Monday, March 13, 2006

The Third Man (Movie Review)

"In Italy for thirty years under the Borgias they had warfare, terror, murder, and bloodshed, but they produced Michelangelo, Leonardo da Vinci, and the Renaissance; in Switzerland, they had brotherly love, they had five hundred years of democracy and peace, and what did they produce? The cuckoo clock." —The Third Man, Graham Greene




What would you do if found out your best, oldest friend was possibly to blame for countless crimes against humanity? Would you support the police in their quest to implicate your friend? Or embark on your own investigation to exonerate him?

Holly Martins, the American protagonist in The Third Man (1949) finds himself in such a quandary when his best friend, Harry Lime (Orson Welles), sends him a ticket to Vienna. Lime knows Martins has been struggling financially, and offers the hope of new work for this pulp fiction writer. But when Martins arrives in Vienna, he finds that Lime has just been killed in a gruesome car accident; following the funeral, he meets a British major who claims Lime is better off dead, having himself perpetuated crimes far worse than his own demise.

Martins is furious. He sets out to clear the name of his friend, all the while struggling to determine whether Lime's death was really an "accident." And what better place for such an investigation than a war-torn Vienna, partitioned off into "quarters," so designated by a divide among fading alliances.

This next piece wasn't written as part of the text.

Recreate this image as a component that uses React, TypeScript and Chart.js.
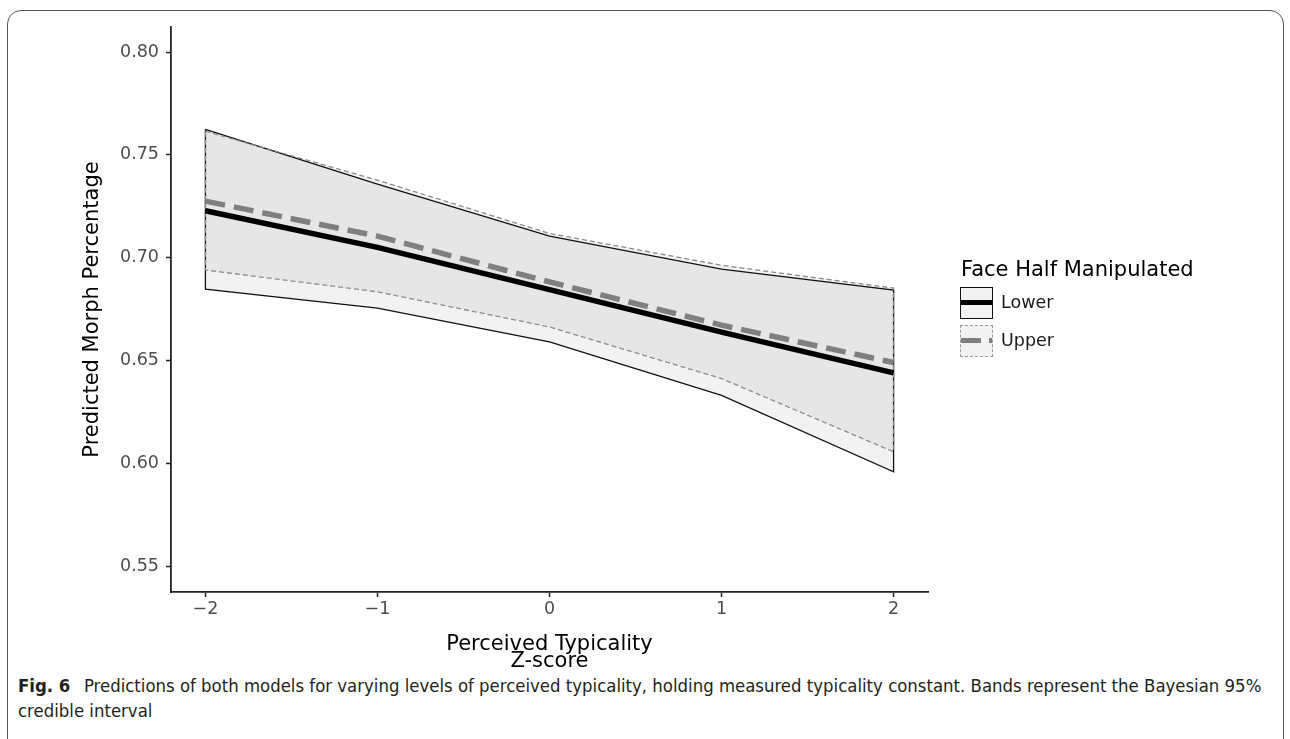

It's a case of American naivete vs. post-war reality. Cold fact vs. Pulp fiction. Ideology and truth.

This polarity is most apparent in a scene where Martins is called upon to deliver a speech on the Crisis of Faith in literature. Having himself never studied critical theory, he simply knows (and writes) what sells. He doesn't know what to say to his audience, as a result, and the crowd abandons him as he fumbles to connect fact (what's happening with his friend) with fiction (his perception of the world). Even better yet: he's undergoing his own crisis of faith throughout the film.

In short: this is a good movie. Well-written (kudos to Graham Greene, whose novel The Heart of the Matter is among my favorites), and with camera direction that reminded me a bit of Citizen Kane. I enjoyed watching Orson Welles play the honest charlatan (oxymoron, I know), and the closing scene left a pseudo-smirk on my face.

My only question: what happened to the driver? If you've seen the film, let me know... there's a 4th man I'd like to know more about.